同日、山口、加藤両都議、都庁などに陳情。一~二丁目は合同して区議会議員全員の自宅訪問の上、陳情。“

“11・3 恒例の団旗のもと、明治神宮暁天参拝後、少年部と合流し、遠山区長宅に行き、存続の陳情。”

“11・9 団旗のもとに、区役所に出勤、区長不在のため、川俣、石川両区議宅に行き陳情。”

“11・22 区議会、再議決により「三崎町」町名は存続と決定。”

かくして、青年団の活躍により「三崎町」の名前は守られたのだ。

その後、住居表示自体は予定通り実施され、「神田」の冠称は消滅したわけだが、当時は「三崎町」の名前を残すことが最優先で、「神田」の呼称にはさほどこだわっていなかったのではないか。『月報』からは、そんな当時の町民感情が推測できる。神田を継承する「西神田」よりも、明治以来の「三崎町」のほうが圧倒的支持を得たことからもそれは明らかだろう。そもそも「神田三崎町」は、神田区が千代田区に統合されて以降わずか20年ほど使用された町名に過ぎず、「神田」の呼称に対してそれほどの愛着は育っていなかったのかもしれない。
特に何があるという町ではないけど、神田川沿いの桜はキレイです
特に何があるという町ではないけど、神田川沿いの桜はキレイです

神田エリアのほとんどは「住居表示」を拒否

一方、三崎町など一部を除く「旧神田区」の多くの町が未だ「神田」を冠しているのはなぜか?

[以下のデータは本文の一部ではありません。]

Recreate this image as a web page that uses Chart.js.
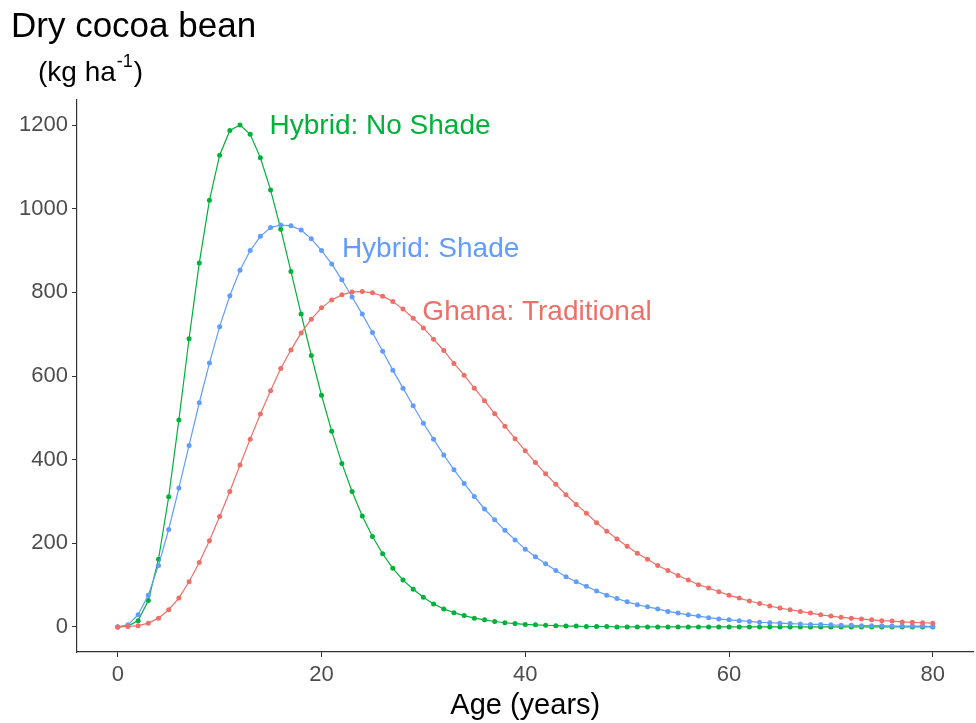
<!DOCTYPE html>
<html>
<head>
<meta charset="utf-8">
<script src="https://cdn.jsdelivr.net/npm/chart.js@4.4.0/dist/chart.umd.min.js"></script>
<style>
  html, body { margin: 0; padding: 0; background: #fff; }
  #wrap { width: 976px; height: 723px; position: relative; }
</style>
</head>
<body>
<div id="wrap"><canvas id="cocoaChrt"></canvas></div>
<script>
(function(){

// ---- age in years (x)
const ageYears = [0,1,2,3,4,5,6,7,8,9,10,11,12,13,14,15,16,17,18,19,20,
  21,22,23,24,25,26,27,28,29,30,31,32,33,34,35,36,37,38,39,40,
  41,42,43,44,45,46,47,48,49,50,51,52,53,54,55,56,57,58,59,60,
  61,62,63,64,65,66,67,68,69,70,71,72,73,74,75,76,77,78,79,80];

// ---- dry cocoa bean yield (kg/ha)
const hybridNoShade = [0,2,15,63,162,311,495,689,870,1020,1128,1187,1200,1178,1122,1045,951,850,748,649,554,
  468,391,324,265,216,175,140,112,90,71,55,43,34,27,21,17,13,10,8,6,
  5,4,3,2,2,1,1,1,0,0,0,0,0,0,0,0,0,0,0,0,
  0,0,0,0,0,0,0,0,0,0,0,0,0,0,0,0,0,0,0,0];

const hybridShade = [0,5,29,76,147,233,332,434,536,631,718,792,853,900,934,955,961,959,949,928,900,
  868,830,789,748,704,659,614,571,529,487,449,411,376,343,312,282,256,231,208,186,
  168,151,135,120,108,97,86,76,68,60,53,48,43,37,33,29,26,22,19,17,
  15,13,11,10,9,8,7,6,6,5,4,4,3,3,3,2,2,2,2,1];

const ghanaTraditional = [0,1,3,9,21,41,69,108,154,206,264,324,387,449,509,565,618,662,703,736,763,
  782,794,801,802,799,791,778,760,738,715,688,661,630,602,571,541,510,480,450,421,
  393,366,341,316,293,272,249,229,210,193,176,162,147,135,123,112,101,93,84,76,
  69,62,56,50,45,41,37,33,29,26,23,21,19,17,15,14,12,11,10,9];

const xTicks = [0,20,40,60,80];
const yTicks = [0,200,400,600,800,1000,1200];

const colGreen = "#00B13A";
const colBlue = "#619CFF";
const colRed = "#EE6F68";

const fontSans = "'Liberation Sans', Arial, sans-serif";

function toPts(arr){
  return arr.map((v, i) => ({ x: ageYears[i], y: v }));
}

function serie(label, arr, col){
  return {
    label: label,
    data: toPts(arr),
    borderColor: col,
    backgroundColor: col,
    borderWidth: 1.2,
    pointRadius: 2.5,
    pointBorderWidth: 0,
    pointHoverRadius: 2.5,
    tension: 0
  };
}

//---- labels on the curves + title in the top left corner
const textPlugin = {
  id: "textos",
  afterDraw(chart){
    const c = chart.ctx;
    const sx = chart.scales.x, sy = chart.scales.y;
    c.save();
    c.textBaseline = "middle";
    c.textAlign = "left";

    c.font = "28px " + fontSans;
    c.fillStyle = colGreen;
    c.fillText("Hybrid: No Shade", sx.getPixelForValue(14.9), sy.getPixelForValue(1198));
    c.fillStyle = colBlue;
    c.fillText("Hybrid: Shade", sx.getPixelForValue(22.0), sy.getPixelForValue(903));
    c.fillStyle = colRed;
    c.fillText("Ghana: Traditional", sx.getPixelForValue(29.9), sy.getPixelForValue(752));

    c.fillStyle = "#000";
    c.font = "35px " + fontSans;
    c.fillText("Dry cocoa bean", 11, 27);

    c.font = "28px " + fontSans;
    let xx = 38;
    c.fillText("(kg ha", xx, 73);
    xx += c.measureText("(kg ha").width;
    c.font = "18px " + fontSans;
    c.fillText("-1", xx + 1, 62);
    xx += c.measureText("-1").width + 2;
    c.font = "28px " + fontSans;
    c.fillText(")", xx, 73);
    c.restore();
  }
};

const ctx = document.querySelector("#cocoaChrt");

let myChart = new Chart(ctx, {
  type: "line",
  data: {
    datasets: [
      serie("Ghana: Traditional", ghanaTraditional, colRed),
      serie("Hybrid: Shade", hybridShade, colBlue),
      serie("Hybrid: No Shade", hybridNoShade, colGreen)
    ]
  },
  options: {
    responsive: true,
    maintainAspectRatio: false,
    animation: false,
    layout: { padding: { left: 0, right: 1, top: 100, bottom: 0 } },
    plugins: {
      legend: { display: false },
      tooltip: { enabled: false }
    },
    scales: {
      x: {
        type: "linear",
        min: -4,
        max: 84,
        afterBuildTicks: (ax) => { ax.ticks = xTicks.map(v => ({ value: v })); },
        afterFit: (ax) => { ax.height = 71; },
        grid: { drawOnChartArea: false, drawTicks: true, tickLength: 5, color: "#333", lineWidth: 1 },
        border: { display: true, color: "#333", width: 1.2 },
        ticks: { color: "#4d4d4d", font: { family: fontSans, size: 22 }, padding: 5, maxRotation: 0,
          callback: (v) => String(v) },
        title: { display: true, text: "Age (years)", color: "#000", font: { family: fontSans, size: 29 }, padding: { top: 0, bottom: 0 } }
      },
      y: {
        min: -60,
        max: 1260,
        afterBuildTicks: (ax) => { ax.ticks = yTicks.map(v => ({ value: v })); },
        afterFit: (ax) => { ax.width = 77; },
        grid: { drawOnChartArea: false, drawTicks: true, tickLength: 5, color: "#333", lineWidth: 1 },
        border: { display: true, color: "#333", width: 1.2 },
        ticks: { color: "#4d4d4d", font: { family: fontSans, size: 22 }, padding: 4,
          callback: (v) => String(v) }
      }
    }
  },
  plugins: [textPlugin]
});

})();
</script>
</body>
</html>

じつはこれらの町では住居表示自体が未だ実施されておらず、千代田区統合時点の町名が未だに使われ続けている。町名整理で「神田」の冠称が消えることを町民がよしとせず、住居表示そのものを拒否したエリアである。
「神田〇〇」という地名がやたら多いのはそのため
「神田〇〇」という地名がやたら多いのはそのため
「神田」とつくと、余計にうまそうな気がする
「神田」とつくと、余計にうまそうな気がする
駅名では「神田」が省略されているが、正式には「神田小川町」「神田淡路町」
駅名では「神田」が省略されているが、正式には「神田小川町」「神田淡路町」
住居表示が実施されず、現在も昔の地番が使われている靖国通り周辺。靖国通りにまたがる町域は、通りより北が偶数地番、通りより南が奇数地番とやや特殊な割り当てになっていて、初めて訪れる人には少し分かりづらい
住居表示が実施されず、現在も昔の地番が使われている靖国通り周辺。靖国通りにまたがる町域は、通りより北が偶数地番、通りより南が奇数地番とやや特殊な割り当てになっていて、初めて訪れる人には少し分かりづらい
結果、神田界隈は東京都23区の中で最も住居表示の実施率が低い。まあ、三崎町も結局は「神田三崎町」に戻るわけで、それが叶うのも神田の名前を守り続けてくれたこれらの町のおかげといえるかもしれない。

さっき、「ずっと神田でずるい」みたいなことを書いてしまったが、三崎町の人間としてはむしろ感謝すべき、ですね。

町名に歴史あり

なお、この度の「神田」冠称については、2004年に地域から区長・議長に提出された要望書(および署名)が発端となっている。以後、住民意向調査や34年ぶりに開催された「住民表示審議会」などを経て、平成26年に「町名変更」が議決されている。つまり、町民の陳情が届いた形だ。かつて「三崎町」の名を守ったのも、今回「神田」の冠称が復活するのも、きっかけは陳情。陳情すごい。

ともあれ、こうした町名にまつわる背景を知ると、「三崎町」そして「神田に対し、ぐいぐいと愛着がわいてくる。会社の手続きがめんどくさいことには変わりないが、来年から「神田っ子」になれる喜びのほうが、今は大きい。